Yeah, I'll take door number two, Kevin.
I don't think Trump should be impeached. But I wouldn't lift a finger to stop it.
And I've been going at it with a few Facebook friends who were
inordinately impressed by a neat gif:
As noted, it's from a New York Times article headlined "The Rich Really Do Pay Lower Taxes Than You".
And it's bullshit. (I'm using more diplometic language with my friends.) It's based on "research" from Emmanuel Saez and and Gabriel Zucman, who just happen to be advising Elizabeth Warren on her campaign.
I threw a couple links into the pot on Facebook, so thought I'd throw them at you too:
- "No, the Poor Don't Pay Higher Taxes than the Rich" from Phillip Magness at AIER.
- A (PDF) paper by David Splinter, an economist working at the Congressional Joint Committee on Taxation: " U.S. Taxes are Progressive: Comment on “Progressive Wealth Taxation"
But there's one I haven't deployed (yet) on Facebook, and it's pretty good too, a Bloomberg column by Michael Strain: The Rich Really Do Pay Higher Taxes Than You>.
Saez and Zucman train much of their focus on the 400 wealthiest Americans. This group makes up 0.0003% of households. The New York Times column describing the Saez-Zucman estimates reports that last year this group had a 23% combined federal, state and local tax rate
In fact, the jury is still out on that number, which is based on a forecast of what income might have been last year. (The data for 2018 aren’t in. If you filed for an extension, your taxes for 2018 aren’t due until next week.) Even if it turns out to be correct, it doesn’t follow that the U.S. system is not progressive.

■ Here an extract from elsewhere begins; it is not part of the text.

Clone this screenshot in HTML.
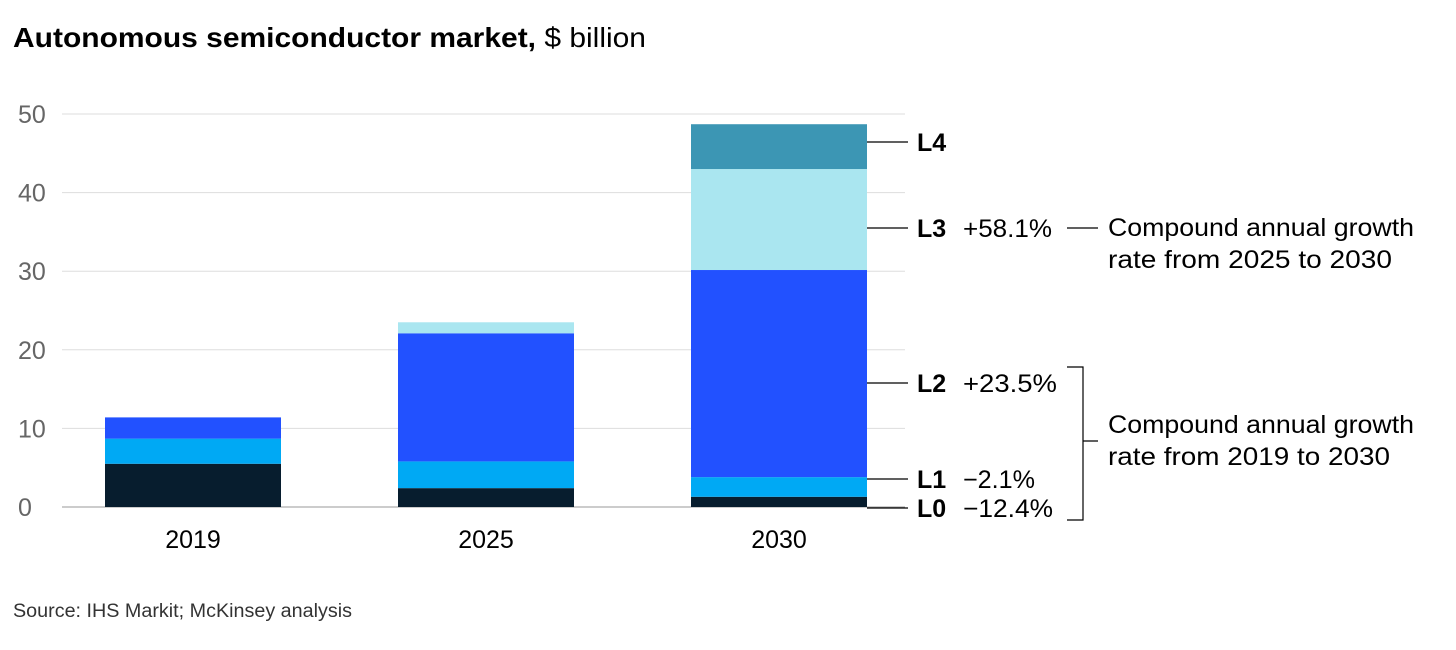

Characterizing features of the tax system based on a few hundred individuals is silly. For one, people cycle in and out of the top 400 every year. And there are over 120 million households in the U.S. The tax code can create strange situations for some of them, depending on their circumstances.

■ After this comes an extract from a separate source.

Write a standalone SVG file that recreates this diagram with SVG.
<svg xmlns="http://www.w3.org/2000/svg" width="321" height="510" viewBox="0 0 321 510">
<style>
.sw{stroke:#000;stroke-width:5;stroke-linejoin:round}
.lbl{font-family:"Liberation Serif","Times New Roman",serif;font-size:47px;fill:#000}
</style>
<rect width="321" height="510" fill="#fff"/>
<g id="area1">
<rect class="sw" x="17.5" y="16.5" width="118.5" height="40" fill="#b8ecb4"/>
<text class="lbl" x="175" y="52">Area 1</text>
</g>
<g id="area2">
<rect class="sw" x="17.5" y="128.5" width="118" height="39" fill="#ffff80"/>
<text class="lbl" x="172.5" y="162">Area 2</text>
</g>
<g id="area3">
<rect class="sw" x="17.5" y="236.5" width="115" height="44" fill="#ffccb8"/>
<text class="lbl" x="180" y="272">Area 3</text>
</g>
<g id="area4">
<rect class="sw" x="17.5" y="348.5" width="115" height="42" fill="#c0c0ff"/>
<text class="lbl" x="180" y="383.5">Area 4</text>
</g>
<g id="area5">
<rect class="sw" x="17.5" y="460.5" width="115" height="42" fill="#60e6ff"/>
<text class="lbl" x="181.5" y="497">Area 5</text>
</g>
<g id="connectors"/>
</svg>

Strain notes that the overall tax rate paid by 0.0003% of households is "not at the top of my list of concerns." I bet it's even lower on mine.

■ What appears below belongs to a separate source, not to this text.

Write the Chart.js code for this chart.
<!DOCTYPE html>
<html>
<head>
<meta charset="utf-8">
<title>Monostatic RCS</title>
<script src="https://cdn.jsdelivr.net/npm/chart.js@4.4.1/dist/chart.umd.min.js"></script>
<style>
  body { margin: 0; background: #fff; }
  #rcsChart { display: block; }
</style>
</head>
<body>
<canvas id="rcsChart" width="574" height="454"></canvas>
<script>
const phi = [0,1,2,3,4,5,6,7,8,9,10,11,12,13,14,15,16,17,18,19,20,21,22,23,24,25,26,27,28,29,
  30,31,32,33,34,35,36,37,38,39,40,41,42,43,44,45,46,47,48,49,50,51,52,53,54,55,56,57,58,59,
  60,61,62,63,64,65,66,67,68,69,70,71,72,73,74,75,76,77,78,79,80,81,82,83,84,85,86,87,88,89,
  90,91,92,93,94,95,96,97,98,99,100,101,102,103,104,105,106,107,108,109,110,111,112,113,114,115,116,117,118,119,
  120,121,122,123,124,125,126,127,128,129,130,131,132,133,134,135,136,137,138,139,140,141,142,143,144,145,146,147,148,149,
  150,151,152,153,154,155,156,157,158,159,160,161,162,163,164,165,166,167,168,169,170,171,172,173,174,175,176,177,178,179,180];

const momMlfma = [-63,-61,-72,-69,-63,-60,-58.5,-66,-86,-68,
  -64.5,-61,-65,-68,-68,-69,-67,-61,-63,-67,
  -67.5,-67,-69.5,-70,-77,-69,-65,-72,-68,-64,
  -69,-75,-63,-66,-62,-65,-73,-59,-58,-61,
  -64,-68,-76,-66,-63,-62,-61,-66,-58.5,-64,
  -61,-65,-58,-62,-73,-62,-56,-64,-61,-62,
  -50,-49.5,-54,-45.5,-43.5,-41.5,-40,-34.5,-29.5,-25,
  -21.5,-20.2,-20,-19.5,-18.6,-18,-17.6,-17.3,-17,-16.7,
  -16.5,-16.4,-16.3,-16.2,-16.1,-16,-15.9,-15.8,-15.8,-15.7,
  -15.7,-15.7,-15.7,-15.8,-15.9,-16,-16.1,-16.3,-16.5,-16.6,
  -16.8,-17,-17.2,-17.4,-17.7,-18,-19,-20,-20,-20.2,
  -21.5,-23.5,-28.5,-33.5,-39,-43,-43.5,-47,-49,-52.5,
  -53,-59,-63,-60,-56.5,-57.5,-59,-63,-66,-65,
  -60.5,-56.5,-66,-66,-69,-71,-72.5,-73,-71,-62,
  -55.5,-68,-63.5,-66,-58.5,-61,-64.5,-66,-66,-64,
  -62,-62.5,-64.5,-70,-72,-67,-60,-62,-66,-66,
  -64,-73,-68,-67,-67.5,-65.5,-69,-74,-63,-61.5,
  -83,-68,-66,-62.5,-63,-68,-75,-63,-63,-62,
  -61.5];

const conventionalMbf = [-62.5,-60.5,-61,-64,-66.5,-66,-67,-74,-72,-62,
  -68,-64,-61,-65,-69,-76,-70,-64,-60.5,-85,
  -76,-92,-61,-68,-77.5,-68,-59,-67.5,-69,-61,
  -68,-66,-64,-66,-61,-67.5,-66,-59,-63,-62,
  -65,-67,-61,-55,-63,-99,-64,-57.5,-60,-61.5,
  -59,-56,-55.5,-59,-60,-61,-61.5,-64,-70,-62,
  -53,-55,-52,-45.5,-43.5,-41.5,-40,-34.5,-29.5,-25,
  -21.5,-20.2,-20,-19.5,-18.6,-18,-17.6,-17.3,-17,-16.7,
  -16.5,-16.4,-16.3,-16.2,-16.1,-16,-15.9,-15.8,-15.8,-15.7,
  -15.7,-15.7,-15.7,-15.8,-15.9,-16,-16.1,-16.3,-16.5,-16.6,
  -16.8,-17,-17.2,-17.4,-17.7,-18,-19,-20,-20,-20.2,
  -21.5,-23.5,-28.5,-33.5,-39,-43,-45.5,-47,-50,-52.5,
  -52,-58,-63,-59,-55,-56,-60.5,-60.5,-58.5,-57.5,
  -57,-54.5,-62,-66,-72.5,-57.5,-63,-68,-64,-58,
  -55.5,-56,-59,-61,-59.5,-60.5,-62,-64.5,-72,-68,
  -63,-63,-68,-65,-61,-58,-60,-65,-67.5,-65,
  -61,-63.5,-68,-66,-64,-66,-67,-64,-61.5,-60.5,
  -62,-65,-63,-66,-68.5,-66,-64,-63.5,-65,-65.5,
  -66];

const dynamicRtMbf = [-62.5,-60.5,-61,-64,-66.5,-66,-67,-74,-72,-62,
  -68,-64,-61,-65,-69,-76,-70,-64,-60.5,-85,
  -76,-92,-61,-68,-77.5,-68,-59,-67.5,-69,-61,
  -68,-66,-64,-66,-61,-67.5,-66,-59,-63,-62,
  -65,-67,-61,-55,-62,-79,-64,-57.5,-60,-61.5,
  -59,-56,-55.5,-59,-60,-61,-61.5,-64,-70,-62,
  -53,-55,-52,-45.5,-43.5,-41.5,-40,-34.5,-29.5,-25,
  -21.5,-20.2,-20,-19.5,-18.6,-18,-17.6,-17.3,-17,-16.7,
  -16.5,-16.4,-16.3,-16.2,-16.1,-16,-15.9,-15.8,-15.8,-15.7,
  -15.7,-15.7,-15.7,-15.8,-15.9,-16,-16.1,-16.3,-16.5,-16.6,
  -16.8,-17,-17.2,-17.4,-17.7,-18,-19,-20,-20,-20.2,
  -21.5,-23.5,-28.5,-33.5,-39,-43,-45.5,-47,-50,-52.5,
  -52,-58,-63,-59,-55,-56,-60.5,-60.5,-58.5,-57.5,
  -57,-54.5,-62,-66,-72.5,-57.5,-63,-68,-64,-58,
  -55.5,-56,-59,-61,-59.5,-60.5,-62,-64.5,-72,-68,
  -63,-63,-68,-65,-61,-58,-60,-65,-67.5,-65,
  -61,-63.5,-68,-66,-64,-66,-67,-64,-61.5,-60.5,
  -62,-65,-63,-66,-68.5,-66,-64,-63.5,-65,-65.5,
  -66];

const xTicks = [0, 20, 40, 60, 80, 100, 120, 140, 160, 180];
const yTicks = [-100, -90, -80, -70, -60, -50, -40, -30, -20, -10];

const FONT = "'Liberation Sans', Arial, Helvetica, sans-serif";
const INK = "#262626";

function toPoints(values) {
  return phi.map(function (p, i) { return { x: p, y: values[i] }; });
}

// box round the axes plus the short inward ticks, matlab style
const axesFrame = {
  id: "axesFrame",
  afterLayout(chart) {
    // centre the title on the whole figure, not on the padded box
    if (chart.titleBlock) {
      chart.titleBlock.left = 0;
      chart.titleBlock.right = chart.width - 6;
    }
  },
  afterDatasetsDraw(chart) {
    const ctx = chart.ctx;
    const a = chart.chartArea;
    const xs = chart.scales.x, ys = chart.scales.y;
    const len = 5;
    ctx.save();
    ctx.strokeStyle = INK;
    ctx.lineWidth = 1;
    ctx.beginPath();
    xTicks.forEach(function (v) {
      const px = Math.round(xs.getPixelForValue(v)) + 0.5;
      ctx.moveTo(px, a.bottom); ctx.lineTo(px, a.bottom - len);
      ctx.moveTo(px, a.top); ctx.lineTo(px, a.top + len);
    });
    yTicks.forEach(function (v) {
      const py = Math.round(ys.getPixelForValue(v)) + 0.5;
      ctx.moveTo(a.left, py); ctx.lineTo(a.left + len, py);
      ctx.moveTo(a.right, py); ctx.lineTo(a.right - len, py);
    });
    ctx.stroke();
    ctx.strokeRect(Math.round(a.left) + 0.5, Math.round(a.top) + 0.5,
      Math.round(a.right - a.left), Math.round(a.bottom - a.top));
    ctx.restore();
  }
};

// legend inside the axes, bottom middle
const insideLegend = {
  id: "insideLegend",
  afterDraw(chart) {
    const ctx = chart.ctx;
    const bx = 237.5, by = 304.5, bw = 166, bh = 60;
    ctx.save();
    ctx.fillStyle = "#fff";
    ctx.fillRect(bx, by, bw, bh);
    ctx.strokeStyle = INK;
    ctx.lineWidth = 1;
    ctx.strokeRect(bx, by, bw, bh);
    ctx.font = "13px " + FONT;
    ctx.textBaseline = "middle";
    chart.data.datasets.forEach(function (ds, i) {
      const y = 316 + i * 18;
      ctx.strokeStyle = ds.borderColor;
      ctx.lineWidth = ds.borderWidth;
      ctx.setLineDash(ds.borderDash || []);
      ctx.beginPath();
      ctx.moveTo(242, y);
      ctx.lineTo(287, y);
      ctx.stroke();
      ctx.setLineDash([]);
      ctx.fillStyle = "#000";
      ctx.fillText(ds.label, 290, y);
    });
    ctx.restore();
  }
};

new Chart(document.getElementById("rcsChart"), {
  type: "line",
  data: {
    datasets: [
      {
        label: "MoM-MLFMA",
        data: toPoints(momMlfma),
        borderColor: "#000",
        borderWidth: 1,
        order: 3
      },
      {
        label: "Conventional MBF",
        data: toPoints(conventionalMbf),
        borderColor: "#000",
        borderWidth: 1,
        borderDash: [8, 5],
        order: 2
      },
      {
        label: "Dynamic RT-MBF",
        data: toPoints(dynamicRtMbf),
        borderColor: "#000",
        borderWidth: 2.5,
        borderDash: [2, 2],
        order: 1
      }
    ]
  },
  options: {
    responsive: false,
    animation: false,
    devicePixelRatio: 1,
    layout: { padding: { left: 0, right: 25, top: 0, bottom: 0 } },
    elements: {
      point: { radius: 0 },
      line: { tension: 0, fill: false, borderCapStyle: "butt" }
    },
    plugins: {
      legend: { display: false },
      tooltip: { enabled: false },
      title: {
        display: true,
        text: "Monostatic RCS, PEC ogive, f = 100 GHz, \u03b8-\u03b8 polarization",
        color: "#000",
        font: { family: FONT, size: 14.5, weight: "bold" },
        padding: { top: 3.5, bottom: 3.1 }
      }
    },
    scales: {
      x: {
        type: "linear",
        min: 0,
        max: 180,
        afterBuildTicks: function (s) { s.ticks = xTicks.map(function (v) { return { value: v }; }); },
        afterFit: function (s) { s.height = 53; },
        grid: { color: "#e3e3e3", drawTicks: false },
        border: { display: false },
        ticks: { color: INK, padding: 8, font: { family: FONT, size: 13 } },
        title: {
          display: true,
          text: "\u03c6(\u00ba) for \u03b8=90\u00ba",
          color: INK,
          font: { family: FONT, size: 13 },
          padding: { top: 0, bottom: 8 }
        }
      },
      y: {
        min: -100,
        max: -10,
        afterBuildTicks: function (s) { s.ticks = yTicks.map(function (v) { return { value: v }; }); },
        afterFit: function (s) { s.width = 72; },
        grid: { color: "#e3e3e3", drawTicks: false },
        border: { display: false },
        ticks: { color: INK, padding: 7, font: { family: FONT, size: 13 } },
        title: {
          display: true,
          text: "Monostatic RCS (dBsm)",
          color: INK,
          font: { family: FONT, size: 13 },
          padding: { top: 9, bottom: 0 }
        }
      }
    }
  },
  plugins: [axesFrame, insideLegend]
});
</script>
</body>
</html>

Via Slashdot, high dudgeon is
Google made large contributions to climate change deniers. It's
the left-wing Guardian:
Google has made “substantial” contributions to some of the most notorious climate deniers in Washington despite its insistence that it supports political action on the climate crisis.
Among hundreds of groups the company has listed on its website as beneficiaries of its political giving are more than a dozen organisations that have campaigned against climate legislation, questioned the need for action, or actively sought to roll back Obama-era environmental protections.
The list includes the Competitive Enterprise Institute (CEI), a conservative policy group that was instrumental in convincing the Trump administration to abandon the Paris agreement and has criticised the White House for not dismantling more environmental rules.
Well, darn. I knew Google was good for something.